Ce départ aurait pu avoir lieu plus tôt, si ce n'est la promesse faite par Jean-Marie à son épouse de ne point quitter le pays avant la délivrance d'Alphonsine.

Ce départ n'est que la conséquence des engagements pris par Jean.

Afin de ne pas voir sa carrière définitivement compromise du fait du comportement de son fils, Jean-Marie a demandé sa mutation vers un établissement d'Outre-mer : Saigon ou Bizerte. En définitive, ce sera Bizerte qu'il rejoint en * 1912. Il y meurt en 1956 et retrouve son épouse, Justine Thibault, d'un an sa cadette et décédée depuis 1939.

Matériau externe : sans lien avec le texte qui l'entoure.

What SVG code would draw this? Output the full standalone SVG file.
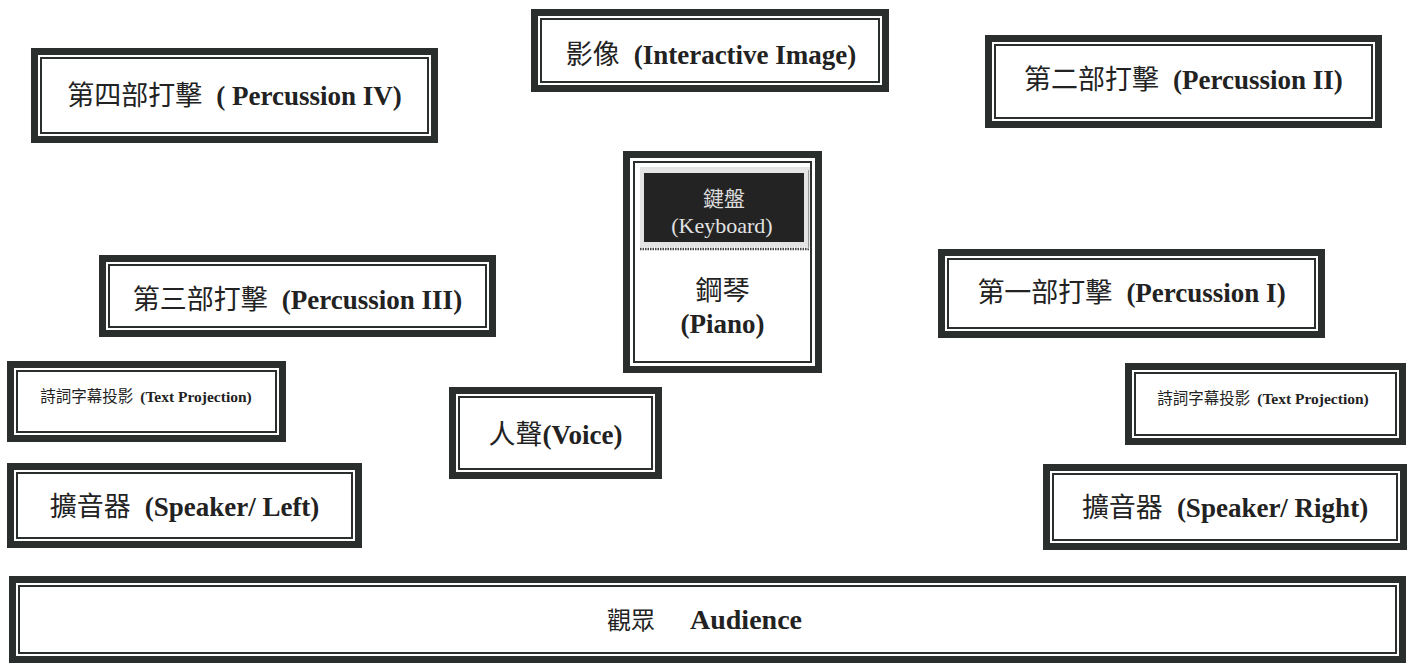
<svg xmlns="http://www.w3.org/2000/svg" width="1411" height="666" viewBox="0 0 1411 666">
<style>
.frame{fill:#fff;stroke:#2a2e2d;stroke-width:7}
.inner{fill:none;stroke:#2a2e2d;stroke-width:2}
.lbl{font-family:"Liberation Serif","Noto Sans CJK TC",serif;font-weight:bold;fill:#222;text-anchor:middle;font-size:27px}
.cjk{font-family:"Noto Sans CJK TC","Liberation Sans",sans-serif;font-weight:normal}
.small{font-size:15.5px}
</style>
<rect x="0" y="0" width="1411" height="666" fill="#fff"/>
<g id="connectors"></g>

<g id="percussion4">
<rect class="frame" x="34.5" y="51.5" width="400" height="88"/>
<rect class="inner" x="41" y="58" width="387" height="75"/>
<text class="lbl" x="234.5" y="105"><tspan class="cjk">第四部打擊</tspan><tspan dx="14">( Percussion IV)</tspan></text>
</g>

<g id="image">
<rect class="frame" x="534.5" y="12.5" width="351" height="76"/>
<rect class="inner" x="541" y="19" width="338" height="63"/>
<text class="lbl" x="711" y="64"><tspan class="cjk">影像</tspan><tspan dx="14">(Interactive Image)</tspan></text>
</g>

<g id="percussion2">
<rect class="frame" x="988.5" y="38.5" width="390" height="86"/>
<rect class="inner" x="995" y="45" width="377" height="73"/>
<text class="lbl" x="1183.5" y="89"><tspan class="cjk">第二部打擊</tspan><tspan dx="14">(Percussion II)</tspan></text>
</g>

<g id="piano">
<rect class="frame" x="626.5" y="154.5" width="192" height="215"/>
<rect class="inner" x="634" y="162" width="177" height="200"/>
<rect x="640" y="167" width="170" height="80" fill="#e4e4e4"/>
<rect x="644" y="173" width="160" height="69" fill="#232323"/>
<line x1="640" y1="249" x2="810" y2="249" stroke="#444" stroke-width="2.5" stroke-dasharray="1.5 1"/>
<line x1="808.5" y1="170" x2="808.5" y2="249" stroke="#999" stroke-width="1"/>
<text x="724" y="206" text-anchor="middle" font-family="Noto Sans CJK TC, sans-serif" font-size="21" fill="#dcdcdc">鍵盤</text>
<text x="722" y="233" text-anchor="middle" font-family="Liberation Serif, serif" font-size="22" fill="#e2e2e2">(Keyboard)</text>
<text class="lbl" x="722.5" y="300"><tspan class="cjk" font-weight="bold">鋼琴</tspan></text>
<text class="lbl" x="722.5" y="333">(Piano)</text>
</g>

<g id="percussion3">
<rect class="frame" x="102.5" y="258.5" width="390" height="75"/>
<rect class="inner" x="109" y="265" width="377" height="62"/>
<text class="lbl" x="297.5" y="309"><tspan class="cjk">第三部打擊</tspan><tspan dx="14">(Percussion III)</tspan></text>
</g>

<g id="percussion1">
<rect class="frame" x="941.5" y="252.5" width="380" height="82"/>
<rect class="inner" x="948" y="259" width="367" height="69"/>
<text class="lbl" x="1131.5" y="302"><tspan class="cjk">第一部打擊</tspan><tspan dx="14">(Percussion I)</tspan></text>
</g>

<g id="textprojection-left">
<rect class="frame" x="10.5" y="364.5" width="272" height="74"/>
<rect class="inner" x="17" y="371" width="259" height="61"/>
<text class="lbl small" x="146" y="402"><tspan class="cjk">詩詞字幕投影</tspan><tspan dx="7">(Text Projection)</tspan></text>
</g>

<g id="voice">
<rect class="frame" x="452.5" y="390.5" width="206" height="85"/>
<rect class="inner" x="459" y="397" width="193" height="72"/>
<text class="lbl" x="555.5" y="444"><tspan class="cjk">人聲</tspan><tspan>(Voice)</tspan></text>
</g>

<g id="textprojection-right">
<rect class="frame" x="1128.5" y="366.5" width="274" height="75"/>
<rect class="inner" x="1135" y="373" width="261" height="62"/>
<text class="lbl small" x="1263" y="404"><tspan class="cjk">詩詞字幕投影</tspan><tspan dx="7">(Text Projection)</tspan></text>
</g>

<g id="speaker-left">
<rect class="frame" x="10.5" y="466.5" width="348" height="78"/>
<rect class="inner" x="17" y="473" width="335" height="65"/>
<text class="lbl" x="184.5" y="516"><tspan class="cjk">擴音器</tspan><tspan dx="14">(Speaker/ Left)</tspan></text>
</g>

<g id="speaker-right">
<rect class="frame" x="1046.5" y="467.5" width="357" height="79"/>
<rect class="inner" x="1053" y="474" width="344" height="66"/>
<text class="lbl" x="1225" y="517"><tspan class="cjk">擴音器</tspan><tspan dx="14">(Speaker/ Right)</tspan></text>
</g>

<g id="audience">
<rect class="frame" x="12.5" y="579.5" width="1390" height="80"/>
<rect class="inner" x="19" y="586" width="1377" height="67"/>
<text x="607" y="629" font-family="Noto Sans CJK TC, sans-serif" font-size="24" fill="#222">觀眾</text>
<text x="690" y="629" font-family="Liberation Serif, serif" font-weight="bold" font-size="28" fill="#222">Audience</text>
</g>
</svg>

Depuis cette séparation, Jean peut s'exprimer pleinement en fonction de ses aspirations. Il est entouré d'amis dévoués et fidèles. Alphonsine est sa première et sa plus fidèle admiratrice. Jeannette est son rayon de soleil. Jean est heureux.

Ce bonheur, il faut le concrétiser devant tous. Le 28 juin 1913, Jean et Alphonsine échangent leurs consentements devant Monsieur le maire, accompagnés en cela par les copains d'lndret.

Et puis vient la période du Service National Obligatoire.